Embora a evacuação de estrangeiros pareça continuar sem problemas, a Alemanha indicou que os controles implantados nas imediações podem dificultar a saída de afegãos com visto.
No entanto, os Estados Unidos garantiram que os talibãs prometeram permitir a "passagem segura" de milhares de civis que buscam chegar ao aeroporto de Cabul com a intenção de deixar o Afeganistão.
- "Sinal positivo" para a Rússia -
A reação da comunidade internacional ainda deve ser observada. Washington anunciou que apenas reconhecerá um governo talibã no Afeganistão se este respeitar os direitos das mulheres e adotar um distanciamento de movimentos extremistas como a Al-Qaeda.
"O Talibã ganhou a guerra, então teremos que falar com eles", disse o chefe da diplomacia da União Europeia (UE), Josep Borrell, especificando que isso não significa que eles reconhecerão rapidamente seu regime.

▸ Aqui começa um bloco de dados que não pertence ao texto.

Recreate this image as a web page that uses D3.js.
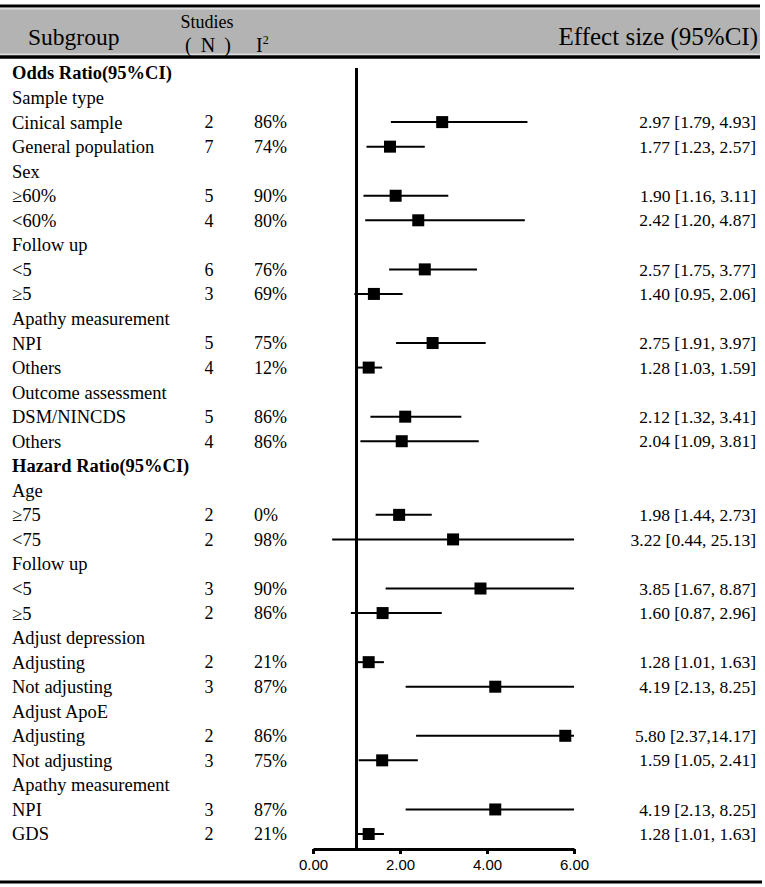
<!DOCTYPE html>
<html>
<head>
<meta charset="utf-8">
<script src="https://cdn.jsdelivr.net/npm/d3@7"></script>
<style>
  body { margin: 0; background: #fff; }
  svg { display: block; }
  text { font-family: "Liberation Serif", "Times New Roman", serif; fill: #000; }
</style>
</head>
<body>
<div id="chart"></div>
<script>
// row labels, top to bottom
const subgroups = [
  "Odds Ratio(95%CI)", "Sample type", "Cinical sample", "General population",
  "Sex", "\u226560%", "<60%", "Follow up", "<5", "\u22655",
  "Apathy measurement", "NPI", "Others", "Outcome assessment", "DSM/NINCDS", "Others",
  "Hazard Ratio(95%CI)", "Age", "\u226575", "<75", "Follow up", "<5", "\u22655",
  "Adjust depression", "Adjusting", "Not adjusting", "Adjust ApoE", "Adjusting", "Not adjusting",
  "Apathy measurement", "NPI", "GDS"
];
const boldRows = [0, 16];
const studies = [null, null, 2, 7, null, 5, 4, null, 6, 3, null, 5, 4, null, 5, 4,
  null, null, 2, 2, null, 3, 2, null, 2, 3, null, 2, 3, null, 3, 2];
const i2 = [null, null, "86%", "74%", null, "90%", "80%", null, "76%", "69%", null, "75%", "12%", null, "86%", "86%",
  null, null, "0%", "98%", null, "90%", "86%", null, "21%", "87%", null, "86%", "75%", null, "87%", "21%"];
const est = [null, null, 2.97, 1.77, null, 1.90, 2.42, null, 2.57, 1.40, null, 2.75, 1.28, null, 2.12, 2.04,
  null, null, 1.98, 3.22, null, 3.85, 1.60, null, 1.28, 4.19, null, 5.80, 1.59, null, 4.19, 1.28];
const lower = [null, null, 1.79, 1.23, null, 1.16, 1.20, null, 1.75, 0.95, null, 1.91, 1.03, null, 1.32, 1.09,
  null, null, 1.44, 0.44, null, 1.67, 0.87, null, 1.01, 2.13, null, 2.37, 1.05, null, 2.13, 1.01];
const upper = [null, null, 4.93, 2.57, null, 3.11, 4.87, null, 3.77, 2.06, null, 3.97, 1.59, null, 3.41, 3.81,
  null, null, 2.73, 25.13, null, 8.87, 2.96, null, 1.63, 8.25, null, 14.17, 2.41, null, 8.25, 1.63];
const effectLabels = [null, null, "2.97 [1.79, 4.93]", "1.77 [1.23, 2.57]", null, "1.90 [1.16, 3.11]", "2.42 [1.20, 4.87]",
  null, "2.57 [1.75, 3.77]", "1.40 [0.95, 2.06]", null, "2.75 [1.91, 3.97]", "1.28 [1.03, 1.59]",
  null, "2.12 [1.32, 3.41]", "2.04 [1.09, 3.81]", null, null, "1.98 [1.44, 2.73]", "3.22 [0.44, 25.13]",
  null, "3.85 [1.67, 8.87]", "1.60 [0.87, 2.96]", null, "1.28 [1.01, 1.63]", "4.19 [2.13, 8.25]",
  null, "5.80 [2.37,14.17]", "1.59 [1.05, 2.41]", null, "4.19 [2.13, 8.25]", "1.28 [1.01, 1.63]"];
const xTicks = [0, 2, 4, 6];

const width = 765, height = 887;
const rows = subgroups.map((label, i) => ({
  i, label, n: studies[i], i2: i2[i], est: est[i], lo: lower[i], hi: upper[i], text: effectLabels[i]
}));
const data = rows.filter(d => d.est != null);

const svg = d3.select("#chart").append("svg")
  .attr("width", width)
  .attr("height", height);

const x = d3.scaleLinear().domain([0, 6]).range([313, 574]);
const y = d3.scaleLinear().domain([0, subgroups.length - 1]).range([73, 834]);
const axisY = 849;

// header band
svg.append("rect").attr("x", 0).attr("y", 8).attr("width", 760).attr("height", 47).attr("fill", "#dcdcdc");
svg.append("rect").attr("x", 0).attr("y", 9.5).attr("width", 760).attr("height", 44).attr("fill", "#b3b3b3");
svg.append("line").attr("x1", 0).attr("x2", 760).attr("y1", 6).attr("y2", 6)
  .attr("stroke", "#000").attr("stroke-width", 3);
svg.append("line").attr("x1", 0).attr("x2", 760).attr("y1", 57).attr("y2", 57)
  .attr("stroke", "#000").attr("stroke-width", 3.5);

svg.append("text").attr("x", 28).attr("y", 45).style("font-size", "23.5px").text("Subgroup");
svg.append("text").attr("x", 207).attr("y", 28).attr("text-anchor", "middle").style("font-size", "18px").text("Studies");
const nHead = svg.append("text").attr("x", 208).attr("y", 52).attr("text-anchor", "middle").style("font-size", "20px");
nHead.append("tspan").text("(");
nHead.append("tspan").attr("dx", 9).text("N");
nHead.append("tspan").attr("dx", 9).text(")");
svg.append("text").attr("x", 256).attr("y", 52).style("font-size", "20px")
  .text("I").append("tspan").attr("dy", -8).style("font-size", "12px").text("2");
svg.append("text").attr("x", 758).attr("y", 45).attr("text-anchor", "end").style("font-size", "25px").text("Effect size (95%CI)");

// left table columns
svg.append("g").selectAll("text")
  .data(rows)
  .join("text")
  .attr("x", 12)
  .attr("y", d => y(d.i))
  .attr("dy", "0.35em")
  .style("font-size", "18.5px")
  .style("font-weight", d => boldRows.includes(d.i) ? "bold" : null)
  .text(d => d.label);

svg.append("g").selectAll("text")
  .data(data)
  .join("text")
  .attr("x", 209)
  .attr("y", d => y(d.i))
  .attr("dy", "0.35em")
  .attr("text-anchor", "middle")
  .style("font-size", "18px")
  .text(d => d.n);

svg.append("g").selectAll("text")
  .data(data)
  .join("text")
  .attr("x", 254)
  .attr("y", d => y(d.i))
  .attr("dy", "0.35em")
  .style("font-size", "18px")
  .text(d => d.i2);

svg.append("g").selectAll("text")
  .data(data)
  .join("text")
  .attr("x", 756)
  .attr("y", d => y(d.i))
  .attr("dy", "0.35em")
  .attr("text-anchor", "end")
  .style("font-size", "17.5px")
  .text(d => d.text);

// reference line at 1
svg.append("line")
  .attr("x1", x(1)).attr("x2", x(1))
  .attr("y1", 68).attr("y2", axisY)
  .attr("stroke", "#000").attr("stroke-width", 3);

// confidence intervals, clipped at the axis end
svg.append("g").selectAll("line")
  .data(data)
  .join("line")
  .attr("x1", d => x(Math.max(0, d.lo)))
  .attr("x2", d => x(Math.min(6, d.hi)))
  .attr("y1", d => y(d.i))
  .attr("y2", d => y(d.i))
  .attr("stroke", "#000")
  .attr("stroke-width", 2);

const sq = 12;
svg.append("g").selectAll("rect")
  .data(data)
  .join("rect")
  .attr("x", d => x(d.est) - sq / 2)
  .attr("y", d => y(d.i) - sq / 2)
  .attr("width", sq)
  .attr("height", sq)
  .attr("fill", "#000");

// x axis
const axis = svg.append("g")
  .attr("transform", `translate(0,${axisY})`)
  .call(d3.axisBottom(x).tickValues(xTicks).tickFormat(d3.format(".2f")).tickSize(5).tickSizeOuter(0));
axis.select(".domain").attr("stroke-width", 3);
axis.selectAll(".tick line").attr("stroke-width", 3);
axis.selectAll(".tick text")
  .style("font-family", "'Liberation Sans', Arial, sans-serif")
  .style("font-size", "15px")
  .attr("y", 10);

// bottom rule
svg.append("line").attr("x1", 0).attr("x2", 762).attr("y1", 882).attr("y2", 882)
  .attr("stroke", "#000").attr("stroke-width", 3);
</script>
</body>
</html>
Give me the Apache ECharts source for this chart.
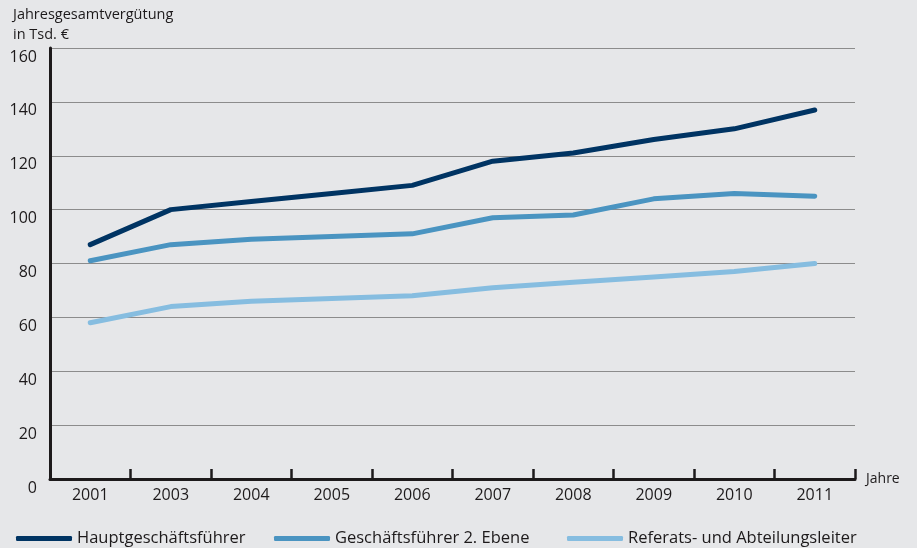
<!DOCTYPE html>
<html>
<head>
<meta charset="utf-8">
<script src="https://cdn.jsdelivr.net/npm/echarts@6/dist/echarts.min.js"></script>
<style>
  html, body { margin: 0; padding: 0; background: #e6e7e9; }
  #chart { width: 917px; height: 548px; }
</style>
</head>
<body>
<div id="chart"></div>
<script>
// Jahresgesamtvergütung in Tsd. € nach Funktionsebene
const years = ['2001', '2003', '2004', '2005', '2006', '2007', '2008', '2009', '2010', '2011'];
const hauptgf = [87, 100, 103, 106, 109, 118, 121, 126, 130, 137];
const gfZweiteEbene = [81, 87, 89, 90, 91, 97, 98, 104, 106, 105];
const referatsleiter = [58, 64, 66, 67, 68, 71, 73, 75, 77, 80];
const yTicks = [0, 20, 40, 60, 80, 100, 120, 140, 160];

const seriesNames = ['Hauptgeschäftsführer', 'Geschäftsführer 2. Ebene', 'Referats- und Abteilungsleiter'];
const seriesColors = ['#003463', '#4a94c1', '#86bde0'];
const seriesData = [hauptgf, gfZweiteEbene, referatsleiter];

const FONT = '"Open Sans", "Noto Sans", sans-serif';
const TEXT = '#1d1a1b';

const chart = echarts.init(document.getElementById('chart'), null, { renderer: 'canvas' });

const legendLefts = [11, 269, 562];

chart.setOption({
  backgroundColor: '#e6e7e9',
  animation: false,
  title: {
    text: 'Jahresgesamtvergütung\nin Tsd. €',
    left: 8,
    top: 0,
    textStyle: { fontFamily: FONT, fontSize: 14.5, fontWeight: 'normal', color: TEXT, lineHeight: 20 }
  },
  legend: seriesNames.map((name, i) => ({
    data: [name],
    left: legendLefts[i],
    top: 525,
    icon: 'roundRect',
    itemWidth: 56,
    itemHeight: 5,
    itemGap: 0,
    textStyle: { fontFamily: FONT, fontSize: 16.5, color: TEXT, padding: [0, 0, 0, 0] }
  })),
  grid: { left: 50, right: 62, top: 48, bottom: 69, containLabel: false },
  xAxis: {
    type: 'category',
    data: years,
    boundaryGap: true,
    name: 'Jahre',
    nameLocation: 'end',
    nameGap: 11,
    nameTextStyle: { fontFamily: FONT, fontSize: 14, color: TEXT, verticalAlign: 'middle', padding: [0, 0, 0, 0] },
    axisLine: { show: true, lineStyle: { color: TEXT, width: 3 } },
    axisTick: { show: true, inside: true, length: 10, lineStyle: { color: TEXT, width: 2.5 }, interval: 0 },
    axisLabel: { fontFamily: FONT, fontSize: 16, color: TEXT, margin: 8, interval: 0 },
    splitLine: { show: false }
  },
  yAxis: {
    type: 'value',
    min: yTicks[0],
    max: yTicks[yTicks.length - 1],
    interval: 20,
    axisLine: { show: true, lineStyle: { color: TEXT, width: 3 } },
    axisTick: { show: false },
    axisLabel: {
      fontFamily: FONT, fontSize: 16, color: TEXT, margin: 13,
      verticalAlign: 'top', padding: [1, 0, 0, 0]
    },
    splitLine: { show: true, lineStyle: { color: '#8c8c8c', width: 1.2 } }
  },
  series: seriesData.map((data, i) => ({
    name: seriesNames[i],
    type: 'line',
    data: data,
    color: seriesColors[i],
    symbol: 'none',
    smooth: false,
    lineStyle: { width: 5, cap: 'round', join: 'round', color: seriesColors[i] },
    z: 3 - i
  }))
});
</script>
</body>
</html>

O Canadá "não tem intenção de reconhecer um governo talibã", disse o primeiro-ministro Justin Trudeau.
A China, que declarou que deseja manter "relações amistosas" com os talibãs, criticou o "terrível caos" deixado pelos Estados Unidos no Iraque, Síria e Afeganistão.
A Rússia, cujo embaixador deveria ser o primeiro contato diplomático do novo regime, considerou que as garantias dos talibãs em termos de liberdade de opinião são um "sinal positivo" e desejou o início de um diálogo de "todas as forças políticas, étnicas e religiosas".
Mas, para o procurador do Tribunal Penal Internacional (TPI), foram cometidos crimes em retaliação que podem constituir violações do Direito Internacional Humanitário.
O Conselho de Direitos Humanos da ONU se reunirá em 24 de agosto para tratar de "sérias questões de direitos humanos" no Afeganistão, anunciou nesta terça-feira.